Vernix caseosa formation. Vernix lipids include types produced by the sebaceous glands. Vernix is extruded out through the hair shaft and onto the interfollicular epidermis, eventually spreading over the entire surface throughout gestation. To see this illustration in color, the reader is referred to the web version of this article at www.liebertpub.com/wound

Figure 7.

Full-term infant skin adaptation. (A) TEWL is very low at birth, equal to or lower than adults, indicating a highly effective skin barrier. (B) Hydration decreases rapidly during the 1st day and then increases during the 1st 2 weeks, in contrast to constant hydration in maternal skin.(C) The water-binding free amino acids (constitutes 40% of the NMF) are extremely low at birth, increase over the 1st month in parallel with increased hydration, but remain markedly lower than adult levels. *Indicates significant differences among all three groups.
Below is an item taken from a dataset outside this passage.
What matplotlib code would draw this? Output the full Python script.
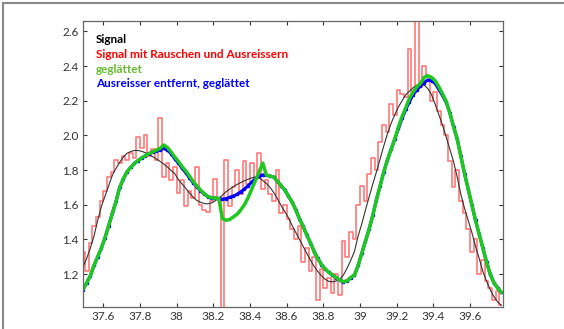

TEWL, transepidermal water loss. To see this illustration in color, the reader is referred to the web version of this article at www.liebertpub.com/wound

Figure 8.

Premature infant skin and adaptation. (A) The extent of epidermal barrier maturation depends on GA at birth. At 23 weeks, the SC is nearly absent with TEWL values that are similar to what they would be in an open wound.(B) The TEWL remains significantly higher for premature infants versus normal full-term infants even 1 month after birth.(C) The immature SC of premature infants is functionally compromised for several weeks after birth with estimates of full maturation time varying from 2 to 9 weeks of postnatal age. GA, gestational age. To see this illustration in color, the reader is referred to the web version of this article at www.liebertpub.com/wound

Figure 9.

Biomarkers of innate immunity in premature infants, full-term infants, and adults. (A, B) Neonates ≤32 weeks of GA had higher levels of involucrin and albumin than full-term infants and adults (p<0.05). * indicates significant difference from all, and ** from adults. (C) Keratin 1,10,11 was lower in both infant groups than adults. *Indicates significant difference from all. (D) The proinflammatory cytokine IL1α was higher in both infant groups than adults and higher in premature than full-term infants when adjusted for GA. #Indicates significant difference from adults, and * from full-term infants. (E) The premature infants had higher levels of the proinflammatory cytokines interleukin 6, interleukin 8, interleukin 1 beta, and monocyte chemotactic protein-1 than full-term infants and adults. #Indicates significant difference from full-term infants, and * from all.